Article 50 extension: exit day now 31 October 2019

  • Following the EU's agreement to extend the Article 50 notice period, the UK will now leave the EU on 31 October 2019. Consequential amendments to the European Union (Withdrawal) Act 2018 have been made under the European Union (Withdrawal) Act 2018 (Exit Day) (Amendment) (No. 2) Regulations 2019 SI 2019/859. The EU imposed certain provisos to the extension, not least that the UK must proceed with the European elections scheduled for the end of May 2019, failing which the UK will exit on 1 June 2019.

Brexit: key issues for construction

  • For more information about the effects of leaving the EU with no withdrawal agreement, email one of the Key Contacts to request our briefing note: Brexit: key issues for construction.

Brexit guidance for professionals on cross-border litigation

  • The Ministry of Justice has published Cross-border civil and commercial legal cases after Brexit: Guidance for legal professionals in the event that the UK leaves the EU without a deal. The guidance explains which rules currently govern jurisdiction and the recognition and enforcement of judgments in cross-border civil and commercial disputes (including Brussels I and the Lugano Convention of 2007) - which will be revoked in the event of a no-deal Brexit under the Civil Jurisdiction and Judgments (Amendment) (EU Exit) Regulations 2019. Transitional rules will come into effect to cover those cases started, but not completed, before exit day.

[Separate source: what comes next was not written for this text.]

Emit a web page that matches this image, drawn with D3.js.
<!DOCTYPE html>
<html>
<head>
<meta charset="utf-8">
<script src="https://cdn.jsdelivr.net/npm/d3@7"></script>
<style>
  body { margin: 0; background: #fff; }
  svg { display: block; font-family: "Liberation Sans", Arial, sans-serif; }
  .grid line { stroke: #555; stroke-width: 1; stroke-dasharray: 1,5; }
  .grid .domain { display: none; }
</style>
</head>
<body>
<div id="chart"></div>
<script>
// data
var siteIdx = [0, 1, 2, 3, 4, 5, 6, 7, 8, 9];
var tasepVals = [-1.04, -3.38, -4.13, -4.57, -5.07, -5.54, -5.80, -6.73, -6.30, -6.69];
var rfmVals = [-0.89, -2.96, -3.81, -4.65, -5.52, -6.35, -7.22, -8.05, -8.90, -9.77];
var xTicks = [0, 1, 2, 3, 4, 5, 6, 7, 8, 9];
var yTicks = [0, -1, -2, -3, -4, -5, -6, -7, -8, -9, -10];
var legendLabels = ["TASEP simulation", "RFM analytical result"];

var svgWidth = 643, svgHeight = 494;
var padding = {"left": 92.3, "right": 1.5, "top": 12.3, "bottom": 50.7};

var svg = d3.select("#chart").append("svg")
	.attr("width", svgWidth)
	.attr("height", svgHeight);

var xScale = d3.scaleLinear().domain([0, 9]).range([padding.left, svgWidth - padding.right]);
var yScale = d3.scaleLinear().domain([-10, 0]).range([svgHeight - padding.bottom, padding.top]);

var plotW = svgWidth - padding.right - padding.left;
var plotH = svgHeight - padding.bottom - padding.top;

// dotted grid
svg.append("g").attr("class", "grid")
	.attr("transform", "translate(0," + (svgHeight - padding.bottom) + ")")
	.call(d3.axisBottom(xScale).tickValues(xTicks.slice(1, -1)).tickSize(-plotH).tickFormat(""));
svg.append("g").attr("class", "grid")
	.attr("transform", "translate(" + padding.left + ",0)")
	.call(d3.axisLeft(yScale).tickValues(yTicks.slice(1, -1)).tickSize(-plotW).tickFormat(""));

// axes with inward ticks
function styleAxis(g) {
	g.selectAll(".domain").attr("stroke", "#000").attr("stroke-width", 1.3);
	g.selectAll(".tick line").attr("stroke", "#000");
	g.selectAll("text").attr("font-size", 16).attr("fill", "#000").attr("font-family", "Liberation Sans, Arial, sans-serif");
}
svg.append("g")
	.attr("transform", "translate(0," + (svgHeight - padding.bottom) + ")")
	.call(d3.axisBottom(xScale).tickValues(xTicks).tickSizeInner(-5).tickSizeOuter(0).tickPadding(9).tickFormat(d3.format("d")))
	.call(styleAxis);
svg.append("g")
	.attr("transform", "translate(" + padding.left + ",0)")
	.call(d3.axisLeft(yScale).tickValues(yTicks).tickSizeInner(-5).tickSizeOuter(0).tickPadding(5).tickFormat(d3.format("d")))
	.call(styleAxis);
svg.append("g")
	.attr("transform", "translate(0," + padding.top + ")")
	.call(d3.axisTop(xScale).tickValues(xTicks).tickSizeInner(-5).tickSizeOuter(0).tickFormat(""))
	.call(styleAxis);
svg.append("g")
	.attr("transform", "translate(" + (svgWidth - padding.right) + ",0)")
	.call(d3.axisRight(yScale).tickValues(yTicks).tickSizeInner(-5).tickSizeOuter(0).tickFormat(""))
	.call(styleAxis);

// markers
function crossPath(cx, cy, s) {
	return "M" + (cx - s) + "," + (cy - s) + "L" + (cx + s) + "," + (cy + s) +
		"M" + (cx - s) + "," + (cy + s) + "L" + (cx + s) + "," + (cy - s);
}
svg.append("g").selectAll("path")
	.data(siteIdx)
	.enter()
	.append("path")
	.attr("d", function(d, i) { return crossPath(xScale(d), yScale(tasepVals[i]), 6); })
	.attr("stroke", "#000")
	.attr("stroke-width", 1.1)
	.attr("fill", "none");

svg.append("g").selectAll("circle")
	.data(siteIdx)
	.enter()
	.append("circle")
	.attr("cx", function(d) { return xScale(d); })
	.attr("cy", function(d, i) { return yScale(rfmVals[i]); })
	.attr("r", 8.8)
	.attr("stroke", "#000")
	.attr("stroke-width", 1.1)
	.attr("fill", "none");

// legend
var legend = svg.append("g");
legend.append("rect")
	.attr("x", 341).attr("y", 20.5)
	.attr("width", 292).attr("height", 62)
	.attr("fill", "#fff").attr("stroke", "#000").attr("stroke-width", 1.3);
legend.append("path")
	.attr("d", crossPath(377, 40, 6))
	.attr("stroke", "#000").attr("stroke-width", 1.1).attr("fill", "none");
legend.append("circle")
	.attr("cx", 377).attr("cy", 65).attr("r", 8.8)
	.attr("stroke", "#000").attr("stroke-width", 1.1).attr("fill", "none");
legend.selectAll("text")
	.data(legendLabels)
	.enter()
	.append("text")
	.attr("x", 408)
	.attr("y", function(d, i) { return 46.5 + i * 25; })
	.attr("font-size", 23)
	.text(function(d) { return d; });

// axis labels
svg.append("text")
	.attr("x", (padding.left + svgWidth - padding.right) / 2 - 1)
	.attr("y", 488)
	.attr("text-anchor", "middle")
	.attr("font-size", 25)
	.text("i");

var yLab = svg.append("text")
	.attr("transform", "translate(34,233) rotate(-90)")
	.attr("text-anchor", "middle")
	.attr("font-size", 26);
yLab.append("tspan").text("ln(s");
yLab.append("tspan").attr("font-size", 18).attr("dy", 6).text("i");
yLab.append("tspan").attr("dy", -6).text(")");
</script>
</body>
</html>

    The guidance also covers the rules relating to governing applicable law (Rome I and Rome II), the Hague Convention on choice of court agreements and transitional arrangements pending the UK's accession to the Hague Convention as an independent contracting state.

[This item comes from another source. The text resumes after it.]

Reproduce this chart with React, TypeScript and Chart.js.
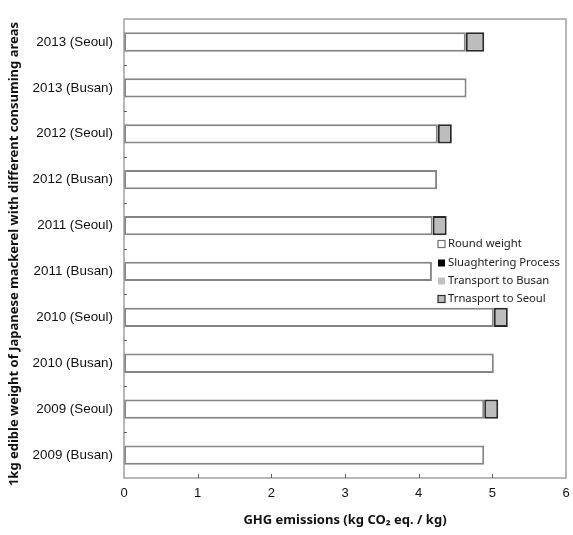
import React, { useEffect, useRef } from "react";
import { Chart, registerables } from "chart.js";

Chart.register(...registerables);

const categories = [
  "2013 (Seoul)",
  "2013 (Busan)",
  "2012 (Seoul)",
  "2012 (Busan)",
  "2011 (Seoul)",
  "2011 (Busan)",
  "2010 (Seoul)",
  "2010 (Busan)",
  "2009 (Seoul)",
  "2009 (Busan)",
];

const roundWeight = [4.64, 4.65, 4.26, 4.25, 4.19, 4.18, 5.02, 5.02, 4.89, 4.89];
const slaughtering = [0, 0, 0, 0, 0, 0, 0, 0, 0, 0];
const transportBusan = [0, 0, 0, 0, 0, 0, 0, 0, 0, 0];
const transportSeoul = [0.25, null, 0.19, null, 0.19, null, 0.19, null, 0.19, null];

const xTicks = [0, 1, 2, 3, 4, 5, 6];

const yTitle = "1kg edible weight of Japanese mackerel with different consuming areas";
const xTitle = "GHG emissions (kg CO\u2082 eq. / kg)";

const CHART_LEFT = 124;
const CHART_TOP = 19;
const CHART_BOTTOM_H = 57;

const framePlugin = {
  id: "frameAndTicks",
  afterDraw(chart: any) {
    const { ctx, chartArea } = chart;
    const y = chart.scales.y;
    ctx.save();
    ctx.strokeStyle = "#a0a0a0";
    ctx.lineWidth = 1.5;
    ctx.strokeRect(chartArea.left, chartArea.top, chartArea.right - chartArea.left, chartArea.bottom - chartArea.top);
    ctx.strokeStyle = "#606060";
    ctx.lineWidth = 1;
    const n = chart.data.labels.length;
    for (let i = 0; i < n - 1; i++) {
      const p = (y.getPixelForValue(i) + y.getPixelForValue(i + 1)) / 2;
      ctx.beginPath();
      ctx.moveTo(chartArea.left, Math.round(p) + 0.5);
      ctx.lineTo(chartArea.left + 3, Math.round(p) + 0.5);
      ctx.stroke();
    }
    const x = chart.scales.x;
    xTicks.slice(1, -1).forEach((v) => {
      const px = Math.round(x.getPixelForValue(v)) + 0.5;
      ctx.beginPath();
      ctx.moveTo(px, chartArea.bottom);
      ctx.lineTo(px, chartArea.bottom - 4);
      ctx.stroke();
    });
    // y title
    ctx.save();
    ctx.translate(14.5, (chartArea.top + chartArea.bottom) / 2 + 5.5);
    ctx.rotate(-Math.PI / 2);
    ctx.font = "bold 13px 'Noto Sans', sans-serif";
    ctx.fillStyle = "#111";
    ctx.textAlign = "center";
    ctx.textBaseline = "middle";
    ctx.fillText(yTitle, 0, 0);
    ctx.restore();
    // legend
    const lx = 438;
    const rows = [244, 263, 281, 299];
    ctx.font = "11.3px 'Noto Sans', sans-serif";
    ctx.textBaseline = "middle";
    ctx.textAlign = "left";
    chart.data.datasets.forEach((ds: any, i: number) => {
      const ry = rows[i];
      ctx.fillStyle = ds.legendFill;
      ctx.fillRect(lx, ry - 3.5, 7, 7);
      if (ds.legendBorder) {
        ctx.strokeStyle = ds.legendBorder;
        ctx.lineWidth = 1.2;
        ctx.strokeRect(lx, ry - 3.5, 7, 7);
      }
      ctx.fillStyle = "#222";
      ctx.fillText(ds.label, lx + 10, ry);
    });
    ctx.restore();
  },
};

export default function App() {
  const ref = useRef<HTMLCanvasElement | null>(null);
  useEffect(() => {
    if (!ref.current) return;
    const chart = new Chart(ref.current, {
      type: "bar",
      data: {
        labels: categories,
        datasets: [
          {
            label: "Round weight",
            data: roundWeight,
            backgroundColor: "#ffffff",
            borderColor: "#858585",
            borderWidth: 2,
            borderSkipped: false,
            legendFill: "#ffffff",
            legendBorder: "#707070",
          } as any,
          {
            label: "Sluaghtering Process",
            data: slaughtering,
            backgroundColor: "#000000",
            borderWidth: 0,
            legendFill: "#000000",
          } as any,
          {
            label: "Transport to Busan",
            data: transportBusan,
            backgroundColor: "#c0c0c0",
            borderWidth: 0,
            legendFill: "#c0c0c0",
          } as any,
          {
            label: "Trnasport to Seoul",
            data: transportSeoul,
            backgroundColor: "#bdbdbd",
            borderColor: "#2a2a2a",
            borderWidth: 2,
            borderSkipped: false,
            legendFill: "#bdbdbd",
            legendBorder: "#2a2a2a",
          } as any,
        ],
      },
      options: {
        indexAxis: "y",
        animation: false,
        responsive: true,
        maintainAspectRatio: false,
        layout: { padding: { top: CHART_TOP, right: 0, left: 0, bottom: 0 } },
        plugins: {
          legend: { display: false },
          tooltip: { enabled: false },
        },
        datasets: {
          bar: { categoryPercentage: 1, barPercentage: 0.42 },
        },
        scales: {
          x: {
            stacked: true,
            min: 0,
            max: 6,
            afterFit(scale: any) {
              scale.height = CHART_BOTTOM_H;
              scale.paddingRight = 7;
              scale.paddingLeft = 0;
            },
            afterBuildTicks(scale: any) {
              scale.ticks = xTicks.map((v) => ({ value: v }));
            },
            grid: { display: false, drawTicks: false },
            border: { display: false },
            ticks: {
              color: "#111",
              font: { family: "'Liberation Sans', Arial, sans-serif", size: 13 },
              padding: 8,
              maxRotation: 0,
            },
            title: {
              display: true,
              text: xTitle,
              color: "#111",
              font: { family: "'Noto Sans', sans-serif", size: 13, weight: "bold" },
              padding: { top: 4, bottom: 7 },
            },
          },
          y: {
            stacked: true,
            afterFit(scale: any) {
              scale.width = CHART_LEFT;
            },
            grid: { display: false, drawTicks: false },
            border: { display: false },
            ticks: {
              color: "#111",
              font: { family: "'Liberation Sans', Arial, sans-serif", size: 13.4 },
              padding: 11,
            },
            title: { display: false },
          },
        },
      } as any,
      plugins: [framePlugin],
    });
    return () => chart.destroy();
  }, []);
  return (
    <div style={{ position: "fixed", left: 0, top: 0, width: 573, height: 535, background: "#fff" }}>
      <canvas ref={ref} />
    </div>
  );
}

Provisions for amendments to the CPR if there is a no-deal Brexit

  • The Ministry of Justice's plans for a "no-deal" Brexit include a revision of the CPR to ensure court practice can continue smoothly in the event of a no deal. On the day the UK leaves the EU (exit day), the European Union (Withdrawal) Act 2018 will come into effect and mean that powers, processes and orders under EU instruments or treaties will no longer apply. Under the 107th Practice Development (PD) amendments (PDA107), provision has been made for references to these EU powers/processes and orders to be removed from Civil Procedure Rules (CPR) PDs on exit day. Where relevant EU instruments or treaties are retained in an amended form, PDA107 also amends such provisions. Transitional arrangements will be in place to cover court proceedings issued but not concluded before exit day.

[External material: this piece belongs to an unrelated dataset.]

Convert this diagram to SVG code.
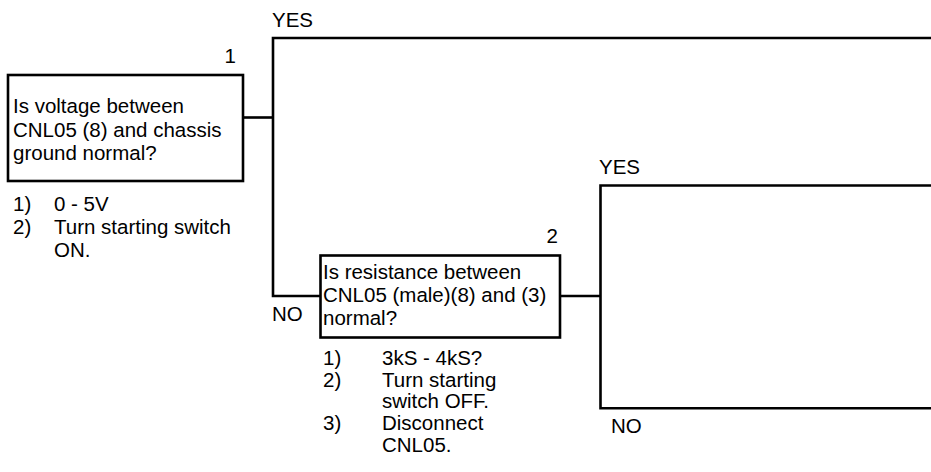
<svg xmlns="http://www.w3.org/2000/svg" width="931" height="472" viewBox="0 0 931 472">
<style>
text{font-family:"Liberation Sans",Arial,sans-serif;font-size:20.5px;fill:#000}
.box{fill:#fff;stroke:#000;stroke-width:2.6}
.ln{fill:none;stroke:#000;stroke-width:2.6}
</style>
<rect width="931" height="472" fill="#fff"/>
<g id="connectors">
<path class="ln" d="M243,117.5 H273"/>
<path class="ln" d="M931,38 H273 V296 H320.5"/>
<path class="ln" d="M560,296 H600.5"/>
<path class="ln" d="M931,185.5 H600.5 V408.3 H931"/>
<text x="272" y="27">YES</text>
<text x="272" y="321">NO</text>
<text x="599" y="174">YES</text>
<text x="611" y="433">NO</text>
</g>
<g id="node1">
<text x="236" y="63" text-anchor="end">1</text>
<rect class="box" x="8" y="75" width="235" height="106"/>
<text x="13" y="113">Is voltage between</text>
<text x="13" y="136.5">CNL05 (8) and chassis</text>
<text x="13" y="160">ground normal?</text>
<text x="13" y="211">1)</text>
<text x="54" y="211">0 - 5V</text>
<text x="13" y="234">2)</text>
<text x="54" y="234">Turn starting switch</text>
<text x="54" y="257">ON.</text>
</g>
<g id="node2">
<text x="558" y="243" text-anchor="end">2</text>
<rect class="box" x="320.5" y="255.5" width="239.5" height="82"/>
<text x="323" y="278.5">Is resistance between</text>
<text x="323" y="301.5">CNL05 (male)(8) and (3)</text>
<text x="323" y="324.5">normal?</text>
<text x="323" y="365">1)</text>
<text x="382" y="365">3kS - 4kS?</text>
<text x="323" y="386.5">2)</text>
<text x="382" y="386.5">Turn starting</text>
<text x="382" y="408">switch OFF.</text>
<text x="323" y="430">3)</text>
<text x="382" y="430">Disconnect</text>
<text x="382" y="452">CNL05.</text>
</g>
</svg>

    Specific CPR PDs that will be amended on exit day include: Service within the UK (PD6A); Service out of the Jurisdiction (PD6B); Default judgments (PD12); Disclosure Pilot Scheme for the Business and Property Courts (PD51U); and Enforcement of judgments in different jurisdictions (PD74A).

Adjudication procedure

Alternative Dispute Resolution

  • The Centre for Effective Dispute Resolution (CEDR) and The International Institute for Conflict Prevention and Resolution (CPR) have issued a collaborative report, Insights into alternative dispute resolution, on the use of alternative dispute resolution (ADR). The report shows that whilst negotiation is by far the most popular method for early dispute resolution, arbitration and mediation are often being used proactively to achieve resolution and manage conflict. However, the report also demonstrates there are areas where there may be barriers to use (for both mediation and arbitration) which will need further consideration. (See CPR and CEDR's new ADR Research.)
  • The Civil Justice Council (CJC) has published its recommendations for ADR including the creation of a judicial-ADR liaison committee which will report to the Chair of the CJC and head of the Civil Justice in England and Wales as well as professional training and a new website to act as a single source of ADR information. You can read more in our article here: ADR liaison forum proposed.
  • The Construction Industry Council has consulted on its proposals for a model mediation agreement. You can read our report in the latest edition of Construction Law here.


  • The International Chamber of Commerce (ICC) Commission on Arbitration and ADR recently revised its "Construction Industry Arbitrations Report: Recommended Tools and Techniques for Effective Management". You can read a summary of the report which is intended to help arbitrators with little experience of the ICC rules here: No right way to arbitrate.
  • Those responsible for appointing arbitrators may have read about US rapper, Jay-Z's, successful application for a stay of arbitration proceedings on the basis that the lack of African American arbitrators in the American Arbitration Association arbitration proceedings made him vulnerable to unconscious bias. Growing awareness of diversity issues and acknowledgement of the need to make our institutions diverse could mean such applications might become more common.
  • The International Bar Association Arb40 Sub-committee is focusing on "making modern day technology more accessible to arbitration practitioners". It has collated a list of those technological advances currently available on a website: the Technology Resources For Arbitration Practitioners. The website spotlights technology that can help practitioners throughout an arbitration. Court as well as arbitration practitioners will almost certainly find the website worth a browse.
  • The ICC Task Force on emergency arbitrator (EA) proceedings has released its findings and will be of use to parties, counsel and arbitrators who are considering whether to issue and how to manage EA proceedings. The report, Emergency Arbitrator Proceedings – ICC Arbitration and ADR Commission Report analyses the procedural and substantive issues that may arise in EA applications which enable proceedings to be commenced within as little as 24 hours of the application. The ICC hopes "to identify and examine any emerging trends and to facilitate the use of EA proceedings through increased transparency and predictability".

Court reform

  • The Judiciary has launched a Pre-Application Judicial Education programme. Aimed at improving judicial diversity, this programme will encourage lawyers from under-represented groups to apply for a judicial career and provide guidance.
  • HMCTS has launched a communications survey of those who use and work within the justice system to improve its communication with court users. The survey closes on 10 May 2019.